Nov. 27, 2018 UPDATE
Story & Recommendation
Kamigata Sushi – a Style Enjoyed by Both Raw Fish and Non-raw Fish Lovers Alike
At Otowa, you can try different types of “Kamigata” style sushi. If you are familiar with the history of sushi, you may know that it all started when people wanted to find a way to preserve food hundreds of years ago before the invention of refrigerators. Kamigata style sushi was eaten by people of Japan before Nigiri sushi which is more common today. Mushi Sushi, or steamed sushi, is available during colder weather attracting people to this sushi restaurant for this warm and savory dish. Since 1902, Otowa have been serving sushi to the people of Kyoto. You will notice its history from the setting of the restaurant inside to their friendly family oriented service.
Hako Sushi / ￥1,200
“Hako,” meaning box in Japanese, is sushi that is pressed in a box with layers of sushi rice and cooked fish. The type of fish depends on what is in season. The flavors are pungent that no soy sauce are needed.

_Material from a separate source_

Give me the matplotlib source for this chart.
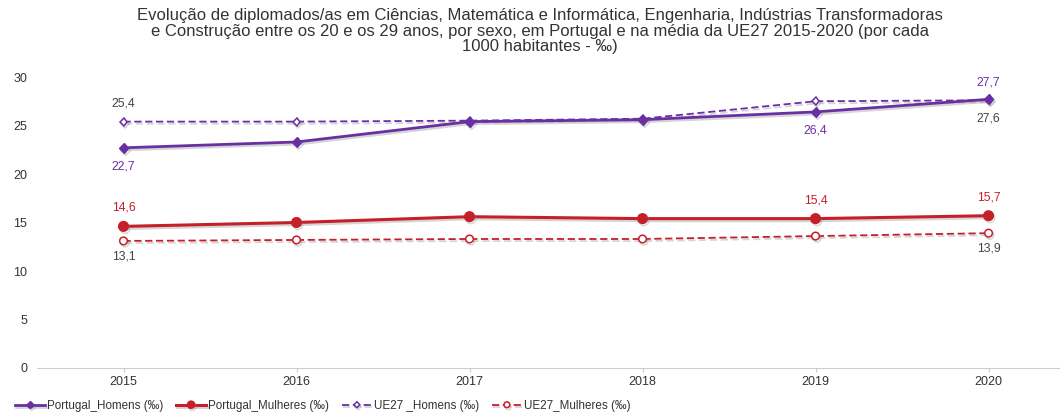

The side of ginger have the right amount of vinegar flavor that refreshes the pallet during the meal.
Akadashi - Red Miso Soup / ￥380
A great complement to any sushi is a side of soup. The red miso soup matches well with the pungent flavor of Hako Sushi balancing everything together creating a flavorful balance.
Mushi Sushi / ￥1,400
Available from October to May or April every year, Otowa offers one of their well-known dishes, “Mushi Sushi”. You may identify the wooden box in front of the restaurant with steams coming out of it. Inside the box are bowls of Mushi Sushi being steamed inside. The bowl is topped with fluffy eggs, green peas, and pickled ginger. Vinegary sushi rice is combined with teriyaki eel.
Chawan-Mushi / ￥580
Chawan Mushi is a steamed dish made out of eggs and broth along with mushroom and vegetables. The Chawan Mushi from Otowa has pieces of fish inside identifying itself differently from Chawan Mushi from other places.
How to Order
- Order Tips -
When you order Mushi Sushi, pronounce it like, “Mushi-zushi”.